Thursday, Whirlpool (WHR) taught investors two important lessons. The first lesson is that investors should pay careful attention to the most obscure mentions in SEC filings for they could have profound impacts (positive or negative) on future free cash flows, dividends and capital expenditure plans. In this particular instance, consider Whirlpool's announcement that it has settled a two-decade-long Brazilian case for $603.0 million, to be paid from available cash in two installments (3Q11, 1Q12). The risk of the judgment going against the company was duly outlined in the latest 10-K. Theoretically, the all knowing market should have priced in an outcome; however, given the stock's negative reaction the market may have been lulled to sleep by a case that began in 1989.

Whirlpool, however, knew better than to not disclose a possible range of outcomes; it in fact set aside a $156.0 million reserve for a judgment in this case, but indicated the final amount could be 2x to 7x greater. At 3.8x the reserve, it was at the low end of the outcome range, but surely no small chunk of change. Management had to balance the risk of having to potentially shell out $1.1 billion against paying now in the midst of volatile global sales conditions. We think management made the correct call as $1.1 billion certainly would have triggered an unfortunate set of events that $603.0 million does not, including:

  • Tapping the debt markets, hindering progress on debt reduction in order to restore credit ratings.
  • Alter capital expenditure and dividend plans, major no-nos. Note that Whirlpool is a manufacturer that needs innovation in product and investments in efficiency driving initiatives at its plants, in addition to a strong dividend payout at this point in its lifecycle.

Lesson number two for investors to walk away with is to filter out the one-off items from the core trends being realized by the business. In this regard, we are encouraged that Whirlpool maintained its FY11 EPS and operating cash flow targets excluding the settlement charge despite the mixed reads on U.S. housing and industrial production in key developed and emerging markets since the 1Q11 report back in late April. Whirlpool may very well be confirming Best Buy's (BBY) positive sales result in appliances in its most recent quarter, a factor more of price increases by vendors than volume in our view.
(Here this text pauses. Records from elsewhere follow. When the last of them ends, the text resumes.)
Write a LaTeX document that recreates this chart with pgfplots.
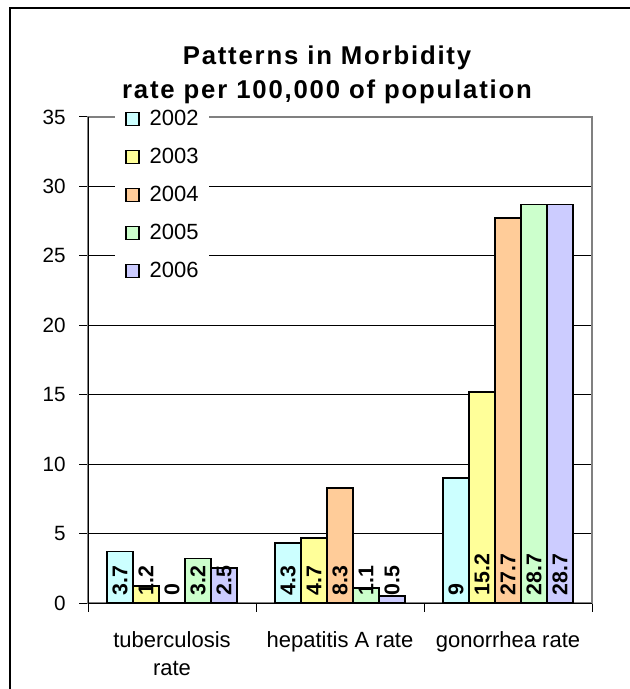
\documentclass[border=0pt]{standalone}
\usepackage{fontspec}
\setmainfont{Liberation Sans}
\newfontfamily\titlefont[LetterSpace=7]{Liberation Sans}
\usepackage{pgfplots}
\pgfplotsset{compat=1.18}
\definecolor{c2002}{HTML}{CCFFFF}
\definecolor{c2003}{HTML}{FFFF99}
\definecolor{c2004}{HTML}{FFCC99}
\definecolor{c2005}{HTML}{CCFFCC}
\definecolor{c2006}{HTML}{CCCCFF}
\pgfplotsset{
  mylegend/.style={legend image code/.code={\draw[##1, line width=1pt] (0pt,-4.8pt) rectangle (9.75pt,4.95pt);}}
}
\begin{document}
\begin{tikzpicture}
\useasboundingbox (0,0) rectangle (471.75pt,516.75pt);
\draw[line width=1.5pt] (7.5pt,-5pt) -- (7.5pt,510.75pt) -- (480pt,510.75pt);
\begin{axis}[
  at={(66pt,64.5pt)}, anchor=south west,
  scale only axis, width=378pt, height=364.5pt,
  ybar=0pt, bar width=19.5pt,
  xmin=-0.5, xmax=2.5, ymin=0, ymax=35,
  ytick={0,5,10,15,20,25,30,35},
  xtick={-0.5,0.5,1.5,2.5},
  xticklabels={},
  extra x ticks={0,1,2},
  extra x tick labels={{tuberculosis\\rate}, hepatitis A rate, gonorrhea rate},
  extra x tick style={major tick length=0pt, grid=none},
  xtick pos=bottom, ytick pos=left,
  major tick length=6.5pt,
  tick style={black, line width=0.75pt},
  tick align=outside,
  ymajorgrids, grid style={black, line width=0.7pt},
  axis line style={draw=gray, line width=1.4pt},
  /pgf/number format/assume math mode=true,
  yticklabel style={inner sep=0pt, xshift=-10pt, font=\fontsize{15.5}{21}\selectfont},
  xticklabel style={align=center, inner sep=0pt, yshift=-21pt, font=\fontsize{16.5}{21}\selectfont},
  every axis plot/.append style={draw=black, line width=1.3pt},
  nodes near coords,
  visualization depends on={y \as \rawy},
  every node near coord/.append style={shift={(axis direction cs:0,-\rawy)}, rotate=90, anchor=west, inner sep=0pt, inner xsep=5pt, font=\fontsize{16}{18}\selectfont\bfseries, text=black},
  legend style={at={(0.0536,1.035)}, anchor=north west, draw=none, fill=white, inner sep=7.5pt,
    font=\fontsize{16.5}{18}\selectfont, row sep=15.55pt, nodes={inner sep=0pt},
    /tikz/every odd column/.style={column sep=7.5pt}},
  legend cell align=left,
]
\addplot[fill=c2002, mylegend] coordinates {(0,3.7) (1,4.3) (2,9)};
\addplot[fill=c2003, mylegend] coordinates {(0,1.2) (1,4.7) (2,15.2)};
\addplot[fill=c2004, mylegend] coordinates {(0,0) (1,8.3) (2,27.7)};
\addplot[fill=c2005, mylegend] coordinates {(0,3.2) (1,1.1) (2,28.7)};
\addplot[fill=c2006, mylegend] coordinates {(0,2.5) (1,0.5) (2,28.7)};
\legend{2002,2003,2004,2005,2006}
\draw[black, line width=0.75pt] (rel axis cs:0,1) -- (rel axis cs:0,0) -- (rel axis cs:1,0);
\end{axis}
\node[anchor=north, inner sep=0pt, align=center, font=\titlefont\bfseries\fontsize{19.3}{25.7}\selectfont] at (245.25pt,482.5pt) {Patterns in Morbidity\\rate per 100,000 of population};
\end{tikzpicture}
\end{document}
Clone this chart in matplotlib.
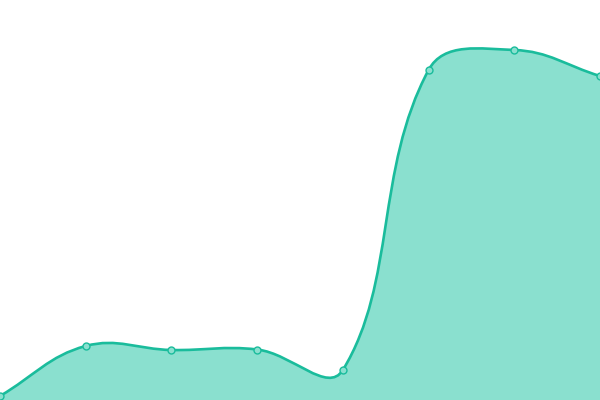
import numpy as np
import matplotlib
matplotlib.use("Agg")
import matplotlib.pyplot as plt
from matplotlib.path import Path
from matplotlib.patches import PathPatch

# values (axis runs 0..400)
labels = ["1", "2", "3", "4", "5", "6", "7", "8"]
values = [4, 54, 50, 50.5, 30, 330, 350, 324]

line_color = "#1abc9c"
fill_color = "#8ae0cf"

W, H = 600, 400
TENSION = 0.4


def spline_controls(px, py, t=TENSION):
    # chart.js style cardinal spline, computed in pixel space
    n = len(px)
    c_prev = []
    c_next = []
    for i in range(n):
        p0 = (px[max(i - 1, 0)], py[max(i - 1, 0)])
        p1 = (px[i], py[i])
        p2 = (px[min(i + 1, n - 1)], py[min(i + 1, n - 1)])
        d01 = np.hypot(p1[0] - p0[0], p1[1] - p0[1])
        d12 = np.hypot(p2[0] - p1[0], p2[1] - p1[1])
        tot = d01 + d12
        s01 = d01 / tot if tot else 0
        s12 = d12 / tot if tot else 0
        fa = t * s01
        fb = t * s12
        c_prev.append((p1[0] - fa * (p2[0] - p0[0]), p1[1] - fa * (p2[1] - p0[1])))
        c_next.append((p1[0] + fb * (p2[0] - p0[0]), p1[1] + fb * (p2[1] - p0[1])))
    return c_prev, c_next


fig = plt.figure(figsize=(6, 4), dpi=100)
ax = fig.add_axes([0, 0, 1, 1])
ax.set_xlim(0, W)
ax.set_ylim(0, H)
ax.axis("off")

n = len(values)
px = [i * W / (n - 1) for i in range(n)]
py = [v * H / 400.0 for v in values]
cp, cn = spline_controls(px, py)

verts = [(px[0], py[0])]
codes = [Path.MOVETO]
for i in range(n - 1):
    verts += [cn[i], cp[i + 1], (px[i + 1], py[i + 1])]
    codes += [Path.CURVE4] * 3

line_path = Path(verts, codes)
fill_verts = verts + [(px[-1], 0), (px[0], 0), (px[0], py[0])]
fill_codes = codes + [Path.LINETO, Path.LINETO, Path.CLOSEPOLY]
fill_path = Path(fill_verts, fill_codes)

ax.add_patch(PathPatch(fill_path, facecolor=fill_color, edgecolor="none"))
ax.add_patch(PathPatch(line_path, facecolor="none", edgecolor=line_color, lw=1.9))
ax.plot(px, py, "o", ms=5, mfc=fill_color, mec=line_color, mew=1, clip_on=False)

fig.savefig("out.png", dpi=100)
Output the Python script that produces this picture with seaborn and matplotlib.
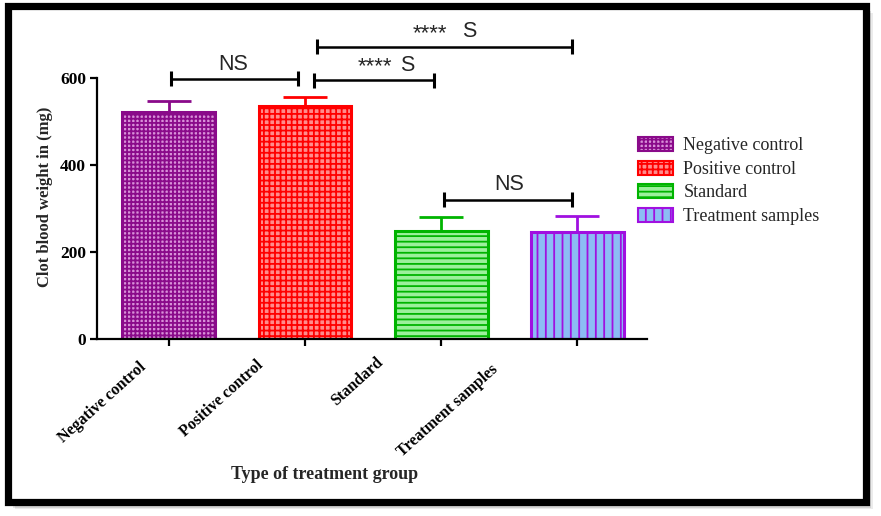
import matplotlib
matplotlib.use("Agg")
import matplotlib.pyplot as plt
import matplotlib.transforms as mtransforms
from matplotlib.patches import Patch, Rectangle
import seaborn as sns
import pandas as pd

# ---- data ----
categories = ["Negative control", "Positive control", "Standard", "Treatment samples"]
means = [522, 535, 249, 246]
sd = [25, 22, 31, 37]
y_ticks = [0, 200, 400, 600]
y_label = "Clot blood weight in (mg)"
x_label = "Type of treatment group"
# comparison brackets: (x start, x end, height, stars, stars x, S/NS label, label x)
brackets = [
    (0.02, 0.95, 598, "", None, "NS", 0.474),
    (1.07, 1.95, 595, "****", 1.516, "S", 1.751),
    (1.09, 2.96, 672, "****", 1.920, "S", 2.206),
    (2.02, 2.96, 320, "", None, "NS", 2.499),
]

# ---- styles ----
face_colors = ["#d890d8", "#ff8c8c", "#9cf09c", "#8cbcf4"]
edge_colors = ["#8a0a8a", "#ff0000", "#00b400", "#a010e0"]
hatches = ["++++", "+++", "---", "||"]
label_offsets_px = [(-23, 21), (-42, 19), (-58, 16), (-80, 23)]

sns.set_theme(style="white")
plt.rcParams["font.family"] = ["Liberation Serif", "DejaVu Serif"]
plt.rcParams["hatch.linewidth"] = 1.3

W, H = 881, 516
fig = plt.figure(figsize=(W / 100, H / 100), dpi=100)
fig.patch.set_facecolor("white")

# frame with soft shadow (outside only, right/bottom)
fx0, fy0, fw, fh = 7.5, 516 - 502, 858, 496.5
for i, a in enumerate([0.08, 0.10, 0.13, 0.18]):
    off = 7 - 1.4 * i
    fig.patches.append(Rectangle(((fx0 + off) / W, (fy0 - off) / H),
                                 fw / W, fh / H, transform=fig.transFigure,
                                 facecolor="black", edgecolor="none", alpha=a,
                                 zorder=-12 + i))
fig.patches.append(Rectangle((fx0 / W, fy0 / H), fw / W, fh / H,
                             transform=fig.transFigure, facecolor="white",
                             edgecolor="black", linewidth=5.2, zorder=-5))

ax = fig.add_axes([97 / W, (516 - 339) / H, 550 / W, 304.5 / H])
ax.set_facecolor("none")

df = pd.DataFrame({"group": categories, "weight": means})
sns.barplot(data=df, x="group", y="weight", hue="group", order=categories,
            hue_order=categories, palette=face_colors, errorbar=None,
            width=0.68, legend=False, ax=ax, saturation=1)

for i, p in enumerate(ax.patches):
    p.set_facecolor(face_colors[i])
    p.set_edgecolor(edge_colors[i])
    p.set_hatch(hatches[i])
    p.set_linewidth(2.2)

for i in range(len(categories)):
    ax.errorbar(i, means[i], yerr=[[0], [sd[i]]], fmt="none",
                ecolor=edge_colors[i], elinewidth=2.0, capsize=16,
                capthick=2.0, zorder=1)

ax.set_xlim(-0.525, 3.51)
ax.set_ylim(0, 700)
ax.set_yticks(y_ticks)
ax.set_yticklabels([str(t) for t in y_ticks], fontweight="bold", fontsize=12.5)
ax.spines["left"].set_bounds(0, 600)
for s in ["top", "right"]:
    ax.spines[s].set_visible(False)
for s in ["left", "bottom"]:
    ax.spines[s].set_linewidth(1.6)
    ax.spines[s].set_color("black")
ax.tick_params(axis="both", direction="out", length=5, width=1.6, colors="black",
               left=True, bottom=True, pad=3)

ax.set_xticks(range(len(categories)))
ax.set_xticklabels(categories, rotation=42, ha="right", va="top",
                   rotation_mode="anchor", fontweight="bold", fontsize=11.5)
for lab, (dx, dy) in zip(ax.get_xticklabels(), label_offsets_px):
    lab.set_transform(lab.get_transform() +
                      mtransforms.ScaledTranslation(dx / 100 - 0.07, -dy / 100 + 0.12,
                                                    fig.dpi_scale_trans))

ax.set_xlabel(x_label, fontweight="bold", fontsize=13)
ax.xaxis.set_label_coords(0.4145, -0.417)
ax.set_ylabel(y_label, fontweight="bold", fontsize=12)
ax.yaxis.set_label_coords(-0.08, 0.466)

# brackets
for x1, x2, yb, stars, sx, lab, lx in brackets:
    ax.plot([x1, x2], [yb, yb], color="black", lw=1.8, clip_on=False,
            solid_capstyle="butt")
    for xe in (x1, x2):
        ax.plot([xe, xe], [yb - 17, yb + 17], color="black", lw=2.2,
                clip_on=False, solid_capstyle="butt")
    ax.text(lx, yb + 10, lab, ha="center", va="bottom", fontsize=15.5,
            family=["Liberation Sans", "DejaVu Sans"], clip_on=False)
    if stars:
        ax.text(sx, yb + 6, stars, ha="center", va="bottom", fontsize=16,
                family=["Liberation Sans", "DejaVu Sans"], clip_on=False)

handles = [Patch(facecolor=face_colors[i], edgecolor=edge_colors[i],
                 hatch=hatches[i], linewidth=1.5, label=categories[i])
           for i in range(len(categories))]
fig.legend(handles=handles, loc="upper left",
           bbox_to_anchor=(631 / W, 1 - 130 / H), frameon=False,
           fontsize=13, handlelength=1.9, handleheight=0.8,
           labelspacing=0.35, handletextpad=0.6, borderaxespad=0)

fig.savefig("out.png", dpi=100)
Additionally, it would appear that Whirlpool has not experienced a new leg down in Europe (17% of sales), which had been a concern of ours, as well as seeing visibility into cost relief in 2H11 amid the commodities sell-off.

Once again we are drawn back to Whirlpool's valuation. Not only does the stock yield 2.6% (stock price is down 25% in the past 52-weeks and Whirlpool hiked the dividend 16% in April), but it trades on starkly discounted multiples relative to peers and historical absolute norms. Although we do not expect a significant acceleration in earnings growth from Whirlpool this year or next, current consensus estimates fail to capture the growth that is possible for Whirlpool amid a cooling in commodities prices, consistent price increases on new product introductions, and ongoing benefits of curtailing excess capacity since the recession. There is a real possibility that Whirlpool continues to aggressively pursue its dividend policy through the use of strong free cash flow generation to bolster the attractiveness of an already undervalued stock.

Above all else, for Whirlpool's leadership position in the appliance industry globally and high barriers to entry, the market should be assigning the stock a richer multiple, notwithstanding the aforementioned inputs to our analysis.